Gericht bejaht Verschränkung und Überschneidung von Aufgaben verschiedener Hoheitsträger im Fall von Stuttgart 21

Eine solche Verschränkung und Überschneidung von Aufgaben verschiedener Hoheitsträger mit entsprechenden Finan­zie­rungs­kom­pe­tenzen liege nach Auffassung des Gerichts im Fall von Stuttgart 21 vor. Die Aufgaben des Bundes im Bereich der Eisenbahnen ergäben sich aus Art. 87 e GG, wobei das Gericht offen lasse, welche Folgen die Aufga­ben­pri­va­ti­sierung durch Art. 87 e Abs. 3 GG im Bereich der Eisen­bahn­ver­kehrs­dienst­leistung und des Netzbetriebs habe.

Das Land sei nach dem Vorbehalt in Art. 87 e Abs. 4 GG für das Verkehrsangebot im Schie­nen­per­so­nen­nah­verkehr zuständig.
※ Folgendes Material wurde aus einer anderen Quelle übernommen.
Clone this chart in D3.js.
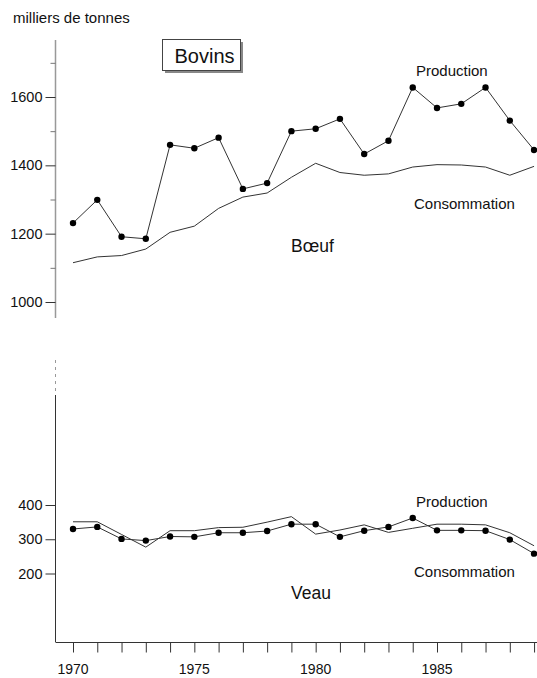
<!DOCTYPE html>
<html><head><meta charset="utf-8">
<script src="https://cdn.jsdelivr.net/npm/d3@7"></script>
<style>
body{margin:0;background:#fff;}
text{font-family:"Liberation Sans",Arial,Helvetica,sans-serif;fill:#111;}
</style></head>
<body><svg id="c" width="537" height="678"></svg>
<script>
const years = d3.range(1970, 1990);
const yearLabels = [1970, 1975, 1980, 1985];
const boeufProduction = [1231,1299,1191,1185,1460,1450,1481,1331,1348,1500,1507,1536,1433,1472,1628,1568,1580,1628,1531,1445];
const boeufConsommation = [1115,1132,1136,1155,1204,1222,1274,1307,1319,1365,1406,1379,1371,1375,1395,1402,1401,1395,1371,1397];
const veauProduction = [330,336,301,296,308,307,319,319,324,344,344,307,325,336,362,326,326,325,299,258];
const veauConsommation = [351,351,314,277,325,325,334,335,350,366,315,327,342,320,332,344,344,342,319,281];
const boeufTicks = [1000,1200,1400,1600];
const boeufMinor = [1100,1300,1500,1700];
const veauTicks = [200,300,400];

const svg = d3.select("#c");
const axisX = 55.5;
const x = d3.scaleLinear().domain([1970, 1985]).range([73, 437]);
const yTop = d3.scaleLinear().domain([1000, 1600]).range([302, 97]);
const yBot = d3.scaleLinear().domain([200, 400]).range([573.5, 505]);
const ink = "#333";
const fsSmall = 14.5;

// title
svg.append("text").attr("x", 13).attr("y", 23).attr("font-size", 15).text("milliers de tonnes");

// Bovins box with shadow
svg.append("rect").attr("x", 165).attr("y", 42).attr("width", 78).attr("height", 31).attr("fill", "#888");
svg.append("rect").attr("x", 162.5).attr("y", 39.5).attr("width", 78).attr("height", 31).attr("fill", "#fff").attr("stroke", "#444").attr("stroke-width", 1);
svg.append("text").attr("x", 204.5).attr("y", 63).attr("text-anchor", "middle").attr("font-size", 20).text("Bovins");

// top y axis
svg.append("line").attr("x1", axisX).attr("x2", axisX).attr("y1", 40).attr("y2", 318).attr("stroke", "#999").attr("stroke-width", 1.5);
const gTop = svg.append("g").attr("transform", `translate(${axisX},0)`)
  .call(d3.axisLeft(yTop).tickValues(boeufTicks).tickSize(10).tickPadding(3).tickFormat(d3.format("d")));
gTop.select(".domain").remove();
gTop.selectAll("line").attr("stroke", ink);
gTop.selectAll("text").attr("font-size", fsSmall).attr("fill", "#111").attr("font-family", "Liberation Sans, Arial, sans-serif");
const gTopMinor = svg.append("g").attr("transform", `translate(${axisX},0)`)
  .call(d3.axisLeft(yTop).tickValues(boeufMinor).tickSize(5).tickFormat(""));
gTopMinor.select(".domain").remove();
gTopMinor.selectAll("line").attr("stroke", "#777");

// bottom y axis
svg.append("line").attr("x1", axisX).attr("x2", axisX).attr("y1", 360).attr("y2", 395).attr("stroke", "#999").attr("stroke-width", 1).attr("stroke-dasharray", "3,4");
svg.append("line").attr("x1", axisX).attr("x2", axisX).attr("y1", 395).attr("y2", 642).attr("stroke", ink).attr("stroke-width", 1);
const gBot = svg.append("g").attr("transform", `translate(${axisX},0)`)
  .call(d3.axisLeft(yBot).tickValues(veauTicks).tickSize(10).tickPadding(3).tickFormat(d3.format("d")));
gBot.select(".domain").remove();
gBot.selectAll("line").attr("stroke", ink);
gBot.selectAll("text").attr("font-size", fsSmall).attr("fill", "#111").attr("font-family", "Liberation Sans, Arial, sans-serif");

// x axis
svg.append("line").attr("x1", axisX).attr("x2", 537).attr("y1", 642.5).attr("y2", 642.5).attr("stroke", ink);
const gX = svg.append("g").attr("transform", "translate(0,642.5)")
  .call(d3.axisBottom(x).tickValues(years).tickSize(10).tickFormat(""));
gX.select(".domain").remove();
gX.selectAll("line").attr("stroke", ink);
svg.selectAll(".ylab").data(yearLabels).enter().append("text")
  .attr("x", d => x(d)).attr("y", 674).attr("text-anchor", "middle").attr("font-size", 14).text(d => d);

// lines
function drawSeries(vals, yScale, dots) {
  const pts = years.map((yr, i) => [yr, vals[i]]);
  svg.append("path").datum(pts)
    .attr("d", d3.line().x(d => x(d[0])).y(d => yScale(d[1])))
    .attr("fill", "none").attr("stroke", ink).attr("stroke-width", 1);
  if (dots) {
    svg.append("g").selectAll("circle").data(pts).enter().append("circle")
      .attr("cx", d => x(d[0])).attr("cy", d => yScale(d[1])).attr("r", 3.2).attr("fill", "#000");
  }
}
drawSeries(boeufConsommation, yTop, false);
drawSeries(boeufProduction, yTop, true);
drawSeries(veauConsommation, yBot, false);
drawSeries(veauProduction, yBot, true);

// labels
const lab = (t, xx, yy, fs) => svg.append("text").attr("x", xx).attr("y", yy).attr("font-size", fs).text(t);
lab("Production", 416, 76, 15);
lab("Consommation", 414, 208.5, 15);
lab("Bœuf", 291, 252, 17.5);
lab("Production", 416, 506.5, 15);
lab("Consommation", 414, 577, 15);
lab("Veau", 291, 599, 17.5);
</script></body></html>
Die Stadt Stuttgart sei über Art. 28 Abs. 2 S. 1 GG unter anderem für die städtebauliche Entwicklung, die gemeindliche Verkehrspolitik und die örtliche Wirtschafts­för­derung zuständig. Die konkrete Planung von Stuttgart 21, die unter anderem den Durch­gangs­bahnhof am bisherigen Standort belasse, unterirdische Zulaufstrecken zu einem Ring schließe, den Flughafen und die Landesmesse anbinde und etwa 100 ha bisherige Bahnflächen für eine andere städtebauliche Nutzung im Zentrum der Landes­hauptstadt freigebe, berücksichtige die verschiedenen Aufgaben der Projektpartner. Sie beruhe auf deren gemeinsamen Vorstellungen, die bereits 1995 Eingang in die Rahmen­ver­ein­barung gefunden hätten. Das Projekt Stuttgart 21 beinhalte daher für die Stadt weit mehr als einen "Kolla­te­ra­l­nutzen", der mit jedem Eisen­bahn­projekt der Bahn verbunden sei.

Möglicher willkürlich gewählter Finan­zie­rungs­anteil der Stadt würde keine Kündigung der Verträge rechtfertigen

Soweit die Kläger gerügt hätten, dass der Finan­zie­rungs­anteil der Stadt willkürlich gewählt sei, würde dies nach Auffassung des Gerichts allenfalls eine Vertrags­an­passung, nicht jedoch eine Kündigung der Verträge rechtfertigen.

Behauptete mangelnde Finan­zier­barkeit des Projekts nicht Streit­ge­genstand des Verfahrens

Andere Kündigungs- oder Ausstiegsgründe, wie etwa die behauptete mangelnde Finan­zier­barkeit des Projekts oder die von den Klägern vorgetragene mögliche Täuschung der Vertragspartner, seien nicht Streit­ge­genstand des Verfahrens.